— Work to be completed —
Show all lines from the data that include the word "script".

— Data provided —
>> Begin

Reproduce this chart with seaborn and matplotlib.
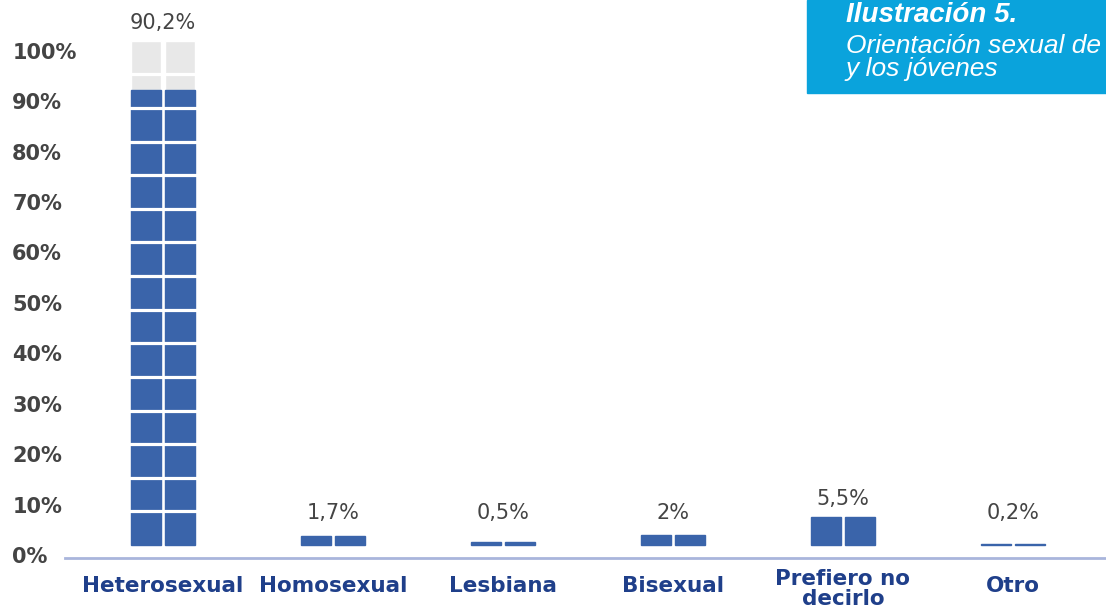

>> End
>> Begin

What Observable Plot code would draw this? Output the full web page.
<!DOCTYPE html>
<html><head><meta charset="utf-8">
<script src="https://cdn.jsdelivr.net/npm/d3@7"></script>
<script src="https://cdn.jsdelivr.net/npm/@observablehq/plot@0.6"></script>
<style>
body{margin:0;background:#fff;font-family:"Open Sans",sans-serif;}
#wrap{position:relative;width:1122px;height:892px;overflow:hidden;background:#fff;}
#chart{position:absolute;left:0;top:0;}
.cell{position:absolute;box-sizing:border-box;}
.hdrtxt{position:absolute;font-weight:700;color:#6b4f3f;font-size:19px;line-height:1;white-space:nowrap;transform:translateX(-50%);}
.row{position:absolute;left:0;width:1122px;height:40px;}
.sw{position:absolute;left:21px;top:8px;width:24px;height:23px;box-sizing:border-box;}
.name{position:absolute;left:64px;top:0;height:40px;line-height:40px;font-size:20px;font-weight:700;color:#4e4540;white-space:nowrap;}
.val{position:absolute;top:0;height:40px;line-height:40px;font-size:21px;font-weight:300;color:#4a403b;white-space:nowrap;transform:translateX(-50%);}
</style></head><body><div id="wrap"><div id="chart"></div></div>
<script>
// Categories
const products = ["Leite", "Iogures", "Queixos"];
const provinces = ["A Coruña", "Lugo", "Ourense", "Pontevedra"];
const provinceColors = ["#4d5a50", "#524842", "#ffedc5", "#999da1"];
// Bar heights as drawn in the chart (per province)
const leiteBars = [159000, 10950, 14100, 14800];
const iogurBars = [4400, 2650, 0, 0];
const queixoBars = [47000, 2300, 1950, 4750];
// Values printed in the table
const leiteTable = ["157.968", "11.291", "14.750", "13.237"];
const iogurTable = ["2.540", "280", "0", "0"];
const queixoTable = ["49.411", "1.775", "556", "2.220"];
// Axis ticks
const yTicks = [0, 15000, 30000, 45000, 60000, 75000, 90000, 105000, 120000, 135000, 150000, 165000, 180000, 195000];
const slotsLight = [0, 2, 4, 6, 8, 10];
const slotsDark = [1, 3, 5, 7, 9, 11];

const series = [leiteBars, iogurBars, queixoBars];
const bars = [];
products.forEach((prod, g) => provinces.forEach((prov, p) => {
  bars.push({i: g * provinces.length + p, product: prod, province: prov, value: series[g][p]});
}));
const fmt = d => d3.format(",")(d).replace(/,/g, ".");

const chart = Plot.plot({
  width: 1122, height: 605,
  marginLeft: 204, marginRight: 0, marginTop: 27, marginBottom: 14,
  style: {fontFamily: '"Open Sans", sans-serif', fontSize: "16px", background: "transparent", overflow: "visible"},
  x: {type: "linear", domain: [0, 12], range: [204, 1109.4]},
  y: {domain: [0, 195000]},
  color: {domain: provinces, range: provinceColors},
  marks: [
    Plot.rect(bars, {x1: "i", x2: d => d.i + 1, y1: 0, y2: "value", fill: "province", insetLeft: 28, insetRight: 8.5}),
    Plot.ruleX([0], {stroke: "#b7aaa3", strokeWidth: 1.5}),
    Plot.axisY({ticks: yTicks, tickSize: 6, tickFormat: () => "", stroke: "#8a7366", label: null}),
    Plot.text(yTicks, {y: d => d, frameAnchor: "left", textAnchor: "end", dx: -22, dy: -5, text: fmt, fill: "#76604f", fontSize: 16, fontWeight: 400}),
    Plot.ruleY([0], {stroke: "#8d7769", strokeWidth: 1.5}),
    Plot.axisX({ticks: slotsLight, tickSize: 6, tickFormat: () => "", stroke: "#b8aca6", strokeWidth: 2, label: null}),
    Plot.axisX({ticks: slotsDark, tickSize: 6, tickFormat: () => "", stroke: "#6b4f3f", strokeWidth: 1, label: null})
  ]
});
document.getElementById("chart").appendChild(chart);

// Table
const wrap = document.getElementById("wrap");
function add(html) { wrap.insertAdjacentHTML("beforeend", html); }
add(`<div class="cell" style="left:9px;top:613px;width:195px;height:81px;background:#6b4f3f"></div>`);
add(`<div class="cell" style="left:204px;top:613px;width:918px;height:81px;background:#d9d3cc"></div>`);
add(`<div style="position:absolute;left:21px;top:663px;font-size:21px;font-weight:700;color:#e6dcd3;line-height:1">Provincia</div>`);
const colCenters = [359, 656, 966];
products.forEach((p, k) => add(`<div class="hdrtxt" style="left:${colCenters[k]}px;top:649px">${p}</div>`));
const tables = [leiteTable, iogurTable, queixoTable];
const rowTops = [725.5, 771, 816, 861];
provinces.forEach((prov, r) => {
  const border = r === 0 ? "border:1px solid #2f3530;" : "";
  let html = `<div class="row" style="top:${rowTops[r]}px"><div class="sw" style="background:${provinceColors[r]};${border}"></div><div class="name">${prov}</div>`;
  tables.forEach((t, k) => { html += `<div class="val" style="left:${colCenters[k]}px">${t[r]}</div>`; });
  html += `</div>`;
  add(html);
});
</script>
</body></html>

>> End
>> Begin

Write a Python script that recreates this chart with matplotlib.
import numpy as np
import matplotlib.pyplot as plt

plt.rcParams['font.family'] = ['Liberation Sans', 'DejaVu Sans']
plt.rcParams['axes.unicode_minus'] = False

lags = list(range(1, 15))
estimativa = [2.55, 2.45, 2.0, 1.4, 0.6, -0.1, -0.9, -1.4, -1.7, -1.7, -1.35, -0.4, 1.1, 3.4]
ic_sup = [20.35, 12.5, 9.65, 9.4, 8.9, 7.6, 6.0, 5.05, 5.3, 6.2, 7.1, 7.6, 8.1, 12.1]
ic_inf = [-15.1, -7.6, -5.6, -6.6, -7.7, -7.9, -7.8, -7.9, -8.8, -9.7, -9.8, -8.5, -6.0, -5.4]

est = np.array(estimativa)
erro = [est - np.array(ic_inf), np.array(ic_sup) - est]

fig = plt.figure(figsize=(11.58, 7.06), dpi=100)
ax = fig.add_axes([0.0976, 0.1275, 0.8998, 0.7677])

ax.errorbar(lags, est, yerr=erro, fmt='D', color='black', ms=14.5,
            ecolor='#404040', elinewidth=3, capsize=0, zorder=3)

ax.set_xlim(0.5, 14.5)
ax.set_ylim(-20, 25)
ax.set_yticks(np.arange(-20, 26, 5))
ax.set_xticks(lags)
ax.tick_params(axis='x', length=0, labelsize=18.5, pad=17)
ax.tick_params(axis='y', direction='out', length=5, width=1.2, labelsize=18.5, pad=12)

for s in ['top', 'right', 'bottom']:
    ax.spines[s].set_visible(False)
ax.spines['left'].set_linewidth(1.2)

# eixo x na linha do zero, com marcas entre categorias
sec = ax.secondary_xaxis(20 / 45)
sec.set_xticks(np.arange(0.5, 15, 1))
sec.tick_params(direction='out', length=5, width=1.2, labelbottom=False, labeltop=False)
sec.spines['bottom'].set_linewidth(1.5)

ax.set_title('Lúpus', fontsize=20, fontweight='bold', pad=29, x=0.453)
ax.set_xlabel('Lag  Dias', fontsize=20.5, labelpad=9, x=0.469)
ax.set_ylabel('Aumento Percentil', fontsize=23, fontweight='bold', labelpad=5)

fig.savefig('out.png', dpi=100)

>> End

— Final result —
<script src="https://cdn.jsdelivr.net/npm/d3@7"></script>
<script src="https://cdn.jsdelivr.net/npm/@observablehq/plot@0.6"></script>
<script>
</script>
Write a Python script that recreates this chart with matplotlib.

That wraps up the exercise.